● Challenge
Take the lines from the top down to and including the one with "const chart = echarts.init(document.getElementById('chart'));" and repeat them exactly. Omit images.

● Dataset section
● ● ● ● ● ● ●

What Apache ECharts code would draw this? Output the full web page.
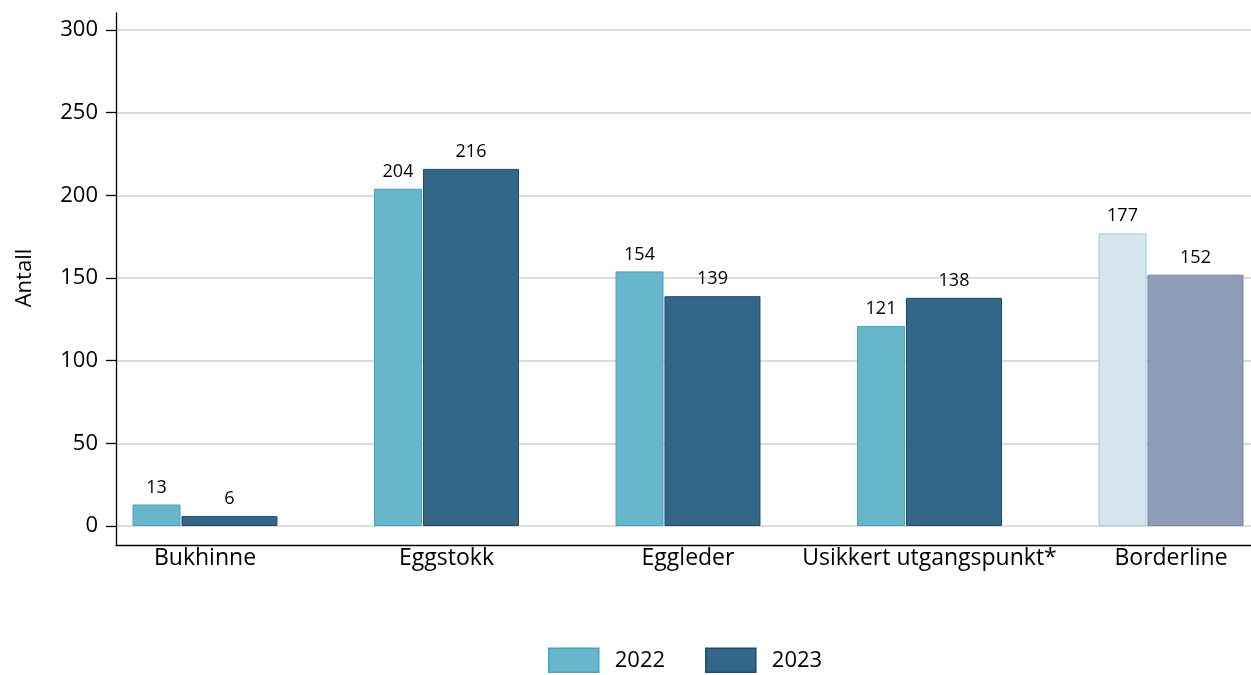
<!DOCTYPE html>
<html>
<head>
<meta charset="utf-8">
<script src="https://cdn.jsdelivr.net/npm/echarts@6/dist/echarts.min.js"></script>
<style>
  html, body { margin: 0; padding: 0; background: #fff; }
  #chart { width: 1251px; height: 675px; }
</style>
</head>
<body>
<div id="chart"></div>
<script>
const categories = ['Bukhinne', 'Eggstokk', 'Eggleder', 'Usikkert utgangspunkt*', 'Borderline'];
const values2022 = [13, 204, 154, 121, 177];
const values2023 = [6, 216, 139, 138, 152];
const yTicks = { min: 0, max: 300, interval: 50 };

const font = 'Open Sans, Noto Sans, sans-serif';
const col22 = { fill: '#68b6ca', border: '#4aa3bd' };
const col23 = { fill: '#336687', border: '#1a4b70' };
// Borderline is drawn in paler colours
const pale22 = { fill: '#d5e6ee', border: '#a8cadb' };
const pale23 = { fill: '#8d9db6', border: '#7387a5' };

function toData(values, normal, pale) {
    return values.map(function (v, i) {
        const c = categories[i] === 'Borderline' ? pale : normal;
        return { value: v, itemStyle: { color: c.fill, borderColor: c.border, borderWidth: 1 } };
    });
}

const chart = echarts.init(document.getElementById('chart'));

chart.setOption({
    animation: false,
    textStyle: { fontFamily: font },
    grid: [
        // bars (runs past the right edge, like the original)
        { left: 84.25, width: 1207.5, top: 30, bottom: 149, outerBoundsMode: 'none' },
        // y labels, ticks, split lines
        { left: 116, right: 0, top: 30, bottom: 149, outerBoundsMode: 'none' },
        // frame lines
        { left: 116, right: 0, top: 13, bottom: 130, outerBoundsMode: 'none' }
    ],
    legend: {
        bottom: -3,
        left: 543,
        icon: 'rect',
        itemWidth: 50,
        itemHeight: 24,
        itemGap: 40,
        textStyle: { fontSize: 22, color: '#000', fontFamily: font, padding: [0, 0, 0, 11] },
        data: [
            { name: '2022', itemStyle: { color: col22.fill, borderColor: col22.border, borderWidth: 1.5 } },
            { name: '2023', itemStyle: { color: col23.fill, borderColor: col23.border, borderWidth: 1.5 } }
        ]
    },
    xAxis: [
        {
            gridIndex: 0, type: 'category', data: categories,
            axisLine: { show: false }, axisTick: { show: false },
            axisLabel: { margin: 21, fontSize: 23, color: '#000', fontFamily: font, interval: 0 }
        },
        { gridIndex: 1, type: 'value', show: false },
        {
            gridIndex: 2, type: 'value', min: 0, max: 1,
            axisLine: { show: true, onZero: false, lineStyle: { color: '#000', width: 1.3 } },
            axisTick: { show: false }, axisLabel: { show: false }, splitLine: { show: false }
        }
    ],
    yAxis: [
        { gridIndex: 0, type: 'value', min: yTicks.min, max: yTicks.max, interval: yTicks.interval, show: false },
        {
            gridIndex: 1, type: 'value', min: yTicks.min, max: yTicks.max, interval: yTicks.interval,
            name: 'Antall', nameLocation: 'middle', nameGap: 80,
            nameTextStyle: { fontSize: 22, color: '#000', fontFamily: font },
            axisLine: { show: false },
            axisTick: { show: true, length: 10, lineStyle: { color: '#000', width: 1.3 } },
            axisLabel: { margin: 18, fontSize: 22, color: '#000', fontFamily: font },
            splitLine: { show: true, lineStyle: { color: '#dcdcdc', width: 2 } }
        },
        {
            gridIndex: 2, type: 'value', min: 0, max: 1,
            axisLine: { show: true, lineStyle: { color: '#000', width: 1.3 } },
            axisTick: { show: false }, axisLabel: { show: false }, splitLine: { show: false }
        }
    ],
    series: [
        {
            name: '2022', type: 'bar', xAxisIndex: 0, yAxisIndex: 0,
            barWidth: 48, barGap: '2%',
            data: toData(values2022, col22, pale22),
            label: { show: true, position: 'top', distance: 8, fontSize: 18, color: '#000', fontFamily: font }
        },
        {
            name: '2023', type: 'bar', xAxisIndex: 0, yAxisIndex: 0,
            barWidth: 96, barGap: '2%',
            data: toData(values2023, col23, pale23),
            label: { show: true, position: 'top', distance: 8, fontSize: 18, color: '#000', fontFamily: font }
        }
    ]
});
</script>
</body>
</html>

● ● ● ● ● ● ●

● Answer to the problem
What Apache ECharts code would draw this? Output the full web page.
<!DOCTYPE html>
<html>
<head>
<meta charset="utf-8">
<script src="https://cdn.jsdelivr.net/npm/echarts@6/dist/echarts.min.js"></script>
<style>
  html, body { margin: 0; padding: 0; background: #fff; }
  #chart { width: 1251px; height: 675px; }
</style>
</head>
<body>
<div id="chart"></div>
<script>
const categories = ['Bukhinne', 'Eggstokk', 'Eggleder', 'Usikkert utgangspunkt*', 'Borderline'];
const values2022 = [13, 204, 154, 121, 177];
const values2023 = [6, 216, 139, 138, 152];
const yTicks = { min: 0, max: 300, interval: 50 };

const font = 'Open Sans, Noto Sans, sans-serif';
const col22 = { fill: '#68b6ca', border: '#4aa3bd' };
const col23 = { fill: '#336687', border: '#1a4b70' };
// Borderline is drawn in paler colours
const pale22 = { fill: '#d5e6ee', border: '#a8cadb' };
const pale23 = { fill: '#8d9db6', border: '#7387a5' };

function toData(values, normal, pale) {
    return values.map(function (v, i) {
        const c = categories[i] === 'Borderline' ? pale : normal;
        return { value: v, itemStyle: { color: c.fill, borderColor: c.border, borderWidth: 1 } };
    });
}

const chart = echarts.init(document.getElementById('chart'));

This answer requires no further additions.